I had to weigh my pack at the finish to remain qualified and I learned that I had overpacked a bit (not the first time I've done that). It weighed in at 48 pounds which meant it was over 50 when I started with a full load of water.

I gladly unloaded the rice, beans and cat food, and handed them to waiting volunteers from the regional food pantry. Last year they collected 11,000 lbs. of donations.

Then we had another surprise. Bataan veterans were waiting since 7:00 a.m. to greet us and thank us for our service. I don't honestly remember what I told them, but it couldn't have been enough.

Unlike other marathons, only the top finishers get a medal. My wife, Master Sgt. Dotty DeTorres from the Air National Guard Band of the Midwest, finished first in her age category for military females, beating dozens of younger military women and well over 100 civilian women (many in running shoes and Spandex) by hours. When the commanding general of White Sands Missile Range heard that she was the oldest military female to compete this year he also awarded her his coin. When he asked where she was from she proudly answered, "Illinois Air National Guard, Sir!" She added that she was in the band and I think I saw some army tough guys wince.

I don't think I've ever heard the word "brother" used among strangers as much as I did that day, nor have I seen as much cooperation, respect, camaraderie or teamwork. It was a great opportunity to hang with Soldiers and Marines. In fact, every service, every state, and several countries were represented.

If you're looking for a marathon that has meaning, this one's hard to beat. Whether it's your first or your fortieth, it's unique, relevant and challenging.

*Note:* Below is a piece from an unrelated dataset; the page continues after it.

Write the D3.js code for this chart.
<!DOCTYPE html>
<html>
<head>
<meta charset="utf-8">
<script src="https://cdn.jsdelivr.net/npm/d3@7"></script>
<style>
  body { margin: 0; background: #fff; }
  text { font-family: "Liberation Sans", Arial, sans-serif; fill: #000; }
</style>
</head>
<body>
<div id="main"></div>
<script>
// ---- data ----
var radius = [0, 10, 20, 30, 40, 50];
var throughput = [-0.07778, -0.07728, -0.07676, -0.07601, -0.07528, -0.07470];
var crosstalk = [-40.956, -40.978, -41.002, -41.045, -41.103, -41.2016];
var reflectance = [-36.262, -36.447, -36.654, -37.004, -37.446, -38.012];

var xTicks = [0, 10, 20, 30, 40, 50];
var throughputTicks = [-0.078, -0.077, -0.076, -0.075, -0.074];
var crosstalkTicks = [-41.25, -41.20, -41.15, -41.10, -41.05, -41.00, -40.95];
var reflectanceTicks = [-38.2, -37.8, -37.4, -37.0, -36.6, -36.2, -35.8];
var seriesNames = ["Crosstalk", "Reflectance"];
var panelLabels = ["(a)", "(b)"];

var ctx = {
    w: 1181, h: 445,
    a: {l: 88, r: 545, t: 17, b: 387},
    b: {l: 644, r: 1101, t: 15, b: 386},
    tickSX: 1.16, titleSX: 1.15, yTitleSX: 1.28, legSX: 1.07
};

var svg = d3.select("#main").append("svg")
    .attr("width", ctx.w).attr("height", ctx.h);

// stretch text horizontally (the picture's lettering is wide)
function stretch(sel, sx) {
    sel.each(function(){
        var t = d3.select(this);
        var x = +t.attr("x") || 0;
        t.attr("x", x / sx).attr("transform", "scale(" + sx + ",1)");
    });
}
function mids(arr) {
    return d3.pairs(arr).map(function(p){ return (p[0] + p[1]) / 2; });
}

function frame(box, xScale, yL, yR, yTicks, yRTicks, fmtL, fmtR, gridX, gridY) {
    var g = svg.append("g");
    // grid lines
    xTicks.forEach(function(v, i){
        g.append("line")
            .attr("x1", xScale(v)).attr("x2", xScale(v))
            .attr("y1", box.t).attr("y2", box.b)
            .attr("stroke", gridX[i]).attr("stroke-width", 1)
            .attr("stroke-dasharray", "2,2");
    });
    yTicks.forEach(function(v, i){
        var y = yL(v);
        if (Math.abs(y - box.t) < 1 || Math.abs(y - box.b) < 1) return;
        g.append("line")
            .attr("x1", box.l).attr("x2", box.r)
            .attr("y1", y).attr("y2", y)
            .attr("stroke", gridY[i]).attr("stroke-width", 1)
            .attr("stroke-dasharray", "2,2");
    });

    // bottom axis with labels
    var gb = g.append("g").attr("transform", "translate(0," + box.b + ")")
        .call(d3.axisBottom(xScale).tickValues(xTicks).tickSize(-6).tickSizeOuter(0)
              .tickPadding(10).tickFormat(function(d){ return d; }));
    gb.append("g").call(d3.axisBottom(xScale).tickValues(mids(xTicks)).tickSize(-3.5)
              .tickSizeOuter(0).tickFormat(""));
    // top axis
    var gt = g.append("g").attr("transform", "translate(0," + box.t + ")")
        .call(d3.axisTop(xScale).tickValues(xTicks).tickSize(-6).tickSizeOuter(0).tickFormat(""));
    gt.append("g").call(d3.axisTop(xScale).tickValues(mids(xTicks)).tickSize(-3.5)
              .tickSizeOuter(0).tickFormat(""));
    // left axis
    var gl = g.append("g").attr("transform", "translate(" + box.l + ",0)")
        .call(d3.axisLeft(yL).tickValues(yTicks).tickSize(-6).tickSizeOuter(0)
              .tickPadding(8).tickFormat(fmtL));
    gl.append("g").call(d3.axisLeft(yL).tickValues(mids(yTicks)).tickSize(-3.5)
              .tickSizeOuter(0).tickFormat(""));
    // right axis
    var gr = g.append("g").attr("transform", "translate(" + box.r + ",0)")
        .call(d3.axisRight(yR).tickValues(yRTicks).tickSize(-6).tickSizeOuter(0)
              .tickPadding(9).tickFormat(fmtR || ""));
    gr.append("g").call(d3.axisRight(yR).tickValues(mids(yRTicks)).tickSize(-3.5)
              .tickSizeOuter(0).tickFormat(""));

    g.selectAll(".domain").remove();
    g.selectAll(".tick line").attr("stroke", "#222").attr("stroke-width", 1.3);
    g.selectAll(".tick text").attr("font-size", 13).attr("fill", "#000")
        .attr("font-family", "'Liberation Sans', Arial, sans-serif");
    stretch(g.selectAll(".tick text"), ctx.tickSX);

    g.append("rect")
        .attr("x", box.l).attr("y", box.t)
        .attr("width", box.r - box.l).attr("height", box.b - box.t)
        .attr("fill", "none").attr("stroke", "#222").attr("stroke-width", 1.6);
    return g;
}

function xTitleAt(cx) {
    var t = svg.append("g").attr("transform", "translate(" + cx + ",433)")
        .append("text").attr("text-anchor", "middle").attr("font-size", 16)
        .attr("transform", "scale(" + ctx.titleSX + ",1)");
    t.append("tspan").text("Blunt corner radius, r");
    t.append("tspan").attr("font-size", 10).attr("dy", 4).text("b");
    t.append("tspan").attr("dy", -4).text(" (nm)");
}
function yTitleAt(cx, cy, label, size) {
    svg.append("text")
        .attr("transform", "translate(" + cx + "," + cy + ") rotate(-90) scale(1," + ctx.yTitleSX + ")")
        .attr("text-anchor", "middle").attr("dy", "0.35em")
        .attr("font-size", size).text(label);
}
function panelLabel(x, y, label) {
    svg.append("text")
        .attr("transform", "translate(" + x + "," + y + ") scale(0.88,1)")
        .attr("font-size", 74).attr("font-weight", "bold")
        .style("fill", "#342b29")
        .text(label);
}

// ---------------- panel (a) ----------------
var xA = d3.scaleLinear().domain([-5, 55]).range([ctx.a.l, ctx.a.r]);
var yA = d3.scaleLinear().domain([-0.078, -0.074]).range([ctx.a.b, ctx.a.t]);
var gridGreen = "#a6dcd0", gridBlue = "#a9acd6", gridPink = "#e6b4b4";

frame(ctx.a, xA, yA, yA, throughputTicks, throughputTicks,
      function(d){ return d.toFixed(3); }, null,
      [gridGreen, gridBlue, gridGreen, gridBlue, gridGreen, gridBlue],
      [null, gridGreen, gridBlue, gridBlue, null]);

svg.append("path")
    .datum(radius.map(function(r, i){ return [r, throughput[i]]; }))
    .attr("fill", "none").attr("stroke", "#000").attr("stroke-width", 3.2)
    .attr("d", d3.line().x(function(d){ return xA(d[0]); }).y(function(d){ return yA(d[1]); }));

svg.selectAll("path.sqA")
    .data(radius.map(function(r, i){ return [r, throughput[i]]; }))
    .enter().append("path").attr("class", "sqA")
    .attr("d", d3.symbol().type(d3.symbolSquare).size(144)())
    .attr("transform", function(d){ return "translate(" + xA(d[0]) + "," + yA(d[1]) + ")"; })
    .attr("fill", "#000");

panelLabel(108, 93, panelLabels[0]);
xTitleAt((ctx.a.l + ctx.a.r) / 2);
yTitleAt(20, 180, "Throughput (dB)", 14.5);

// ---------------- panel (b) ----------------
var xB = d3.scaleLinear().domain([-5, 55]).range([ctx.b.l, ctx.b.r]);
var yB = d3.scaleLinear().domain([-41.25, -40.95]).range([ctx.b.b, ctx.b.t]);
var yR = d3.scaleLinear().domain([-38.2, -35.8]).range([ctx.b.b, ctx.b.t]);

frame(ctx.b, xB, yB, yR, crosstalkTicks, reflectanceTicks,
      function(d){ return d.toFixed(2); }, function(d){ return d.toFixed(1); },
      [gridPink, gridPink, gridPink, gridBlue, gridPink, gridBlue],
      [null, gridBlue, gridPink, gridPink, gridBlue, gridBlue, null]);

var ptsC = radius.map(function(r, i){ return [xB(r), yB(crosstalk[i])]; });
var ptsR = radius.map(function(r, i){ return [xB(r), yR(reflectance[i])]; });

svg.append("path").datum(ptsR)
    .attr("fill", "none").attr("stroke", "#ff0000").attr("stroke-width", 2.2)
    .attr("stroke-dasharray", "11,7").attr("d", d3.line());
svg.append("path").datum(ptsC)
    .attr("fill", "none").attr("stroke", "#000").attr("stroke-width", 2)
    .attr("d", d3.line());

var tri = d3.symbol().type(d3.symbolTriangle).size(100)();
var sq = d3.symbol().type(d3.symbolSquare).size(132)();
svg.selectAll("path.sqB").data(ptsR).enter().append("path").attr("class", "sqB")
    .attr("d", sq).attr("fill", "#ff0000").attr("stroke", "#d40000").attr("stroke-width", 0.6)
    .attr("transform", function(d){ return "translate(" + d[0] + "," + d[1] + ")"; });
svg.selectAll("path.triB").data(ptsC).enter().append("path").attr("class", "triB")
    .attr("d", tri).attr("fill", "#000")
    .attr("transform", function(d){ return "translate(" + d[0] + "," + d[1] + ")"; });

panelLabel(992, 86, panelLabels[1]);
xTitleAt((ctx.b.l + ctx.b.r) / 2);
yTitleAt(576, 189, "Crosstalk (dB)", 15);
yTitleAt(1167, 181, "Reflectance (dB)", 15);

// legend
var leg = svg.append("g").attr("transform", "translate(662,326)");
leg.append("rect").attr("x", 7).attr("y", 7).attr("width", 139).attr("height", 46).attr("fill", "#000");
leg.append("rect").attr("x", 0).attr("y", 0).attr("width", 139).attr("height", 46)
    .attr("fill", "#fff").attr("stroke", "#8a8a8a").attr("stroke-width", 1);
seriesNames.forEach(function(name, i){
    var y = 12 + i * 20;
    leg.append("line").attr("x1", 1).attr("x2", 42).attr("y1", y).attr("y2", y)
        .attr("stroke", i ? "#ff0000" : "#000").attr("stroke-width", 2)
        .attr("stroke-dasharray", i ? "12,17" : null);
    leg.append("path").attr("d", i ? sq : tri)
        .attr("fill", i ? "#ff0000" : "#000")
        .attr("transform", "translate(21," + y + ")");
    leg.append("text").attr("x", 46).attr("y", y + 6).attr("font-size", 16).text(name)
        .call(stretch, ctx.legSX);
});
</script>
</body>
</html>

Almost anyone can do a marathon with enough training and commitment; certainly almost anyone in the U.S. military. The other 99% of the nation that we serve rightfully expects fitness from us. If you can't run one, you can probably walk one. To be honest, I never planned to ever do a full marathon and while I only ran about a mile of it, it's still more miles than I've ever covered on foot at once. If I can do it, anyone can!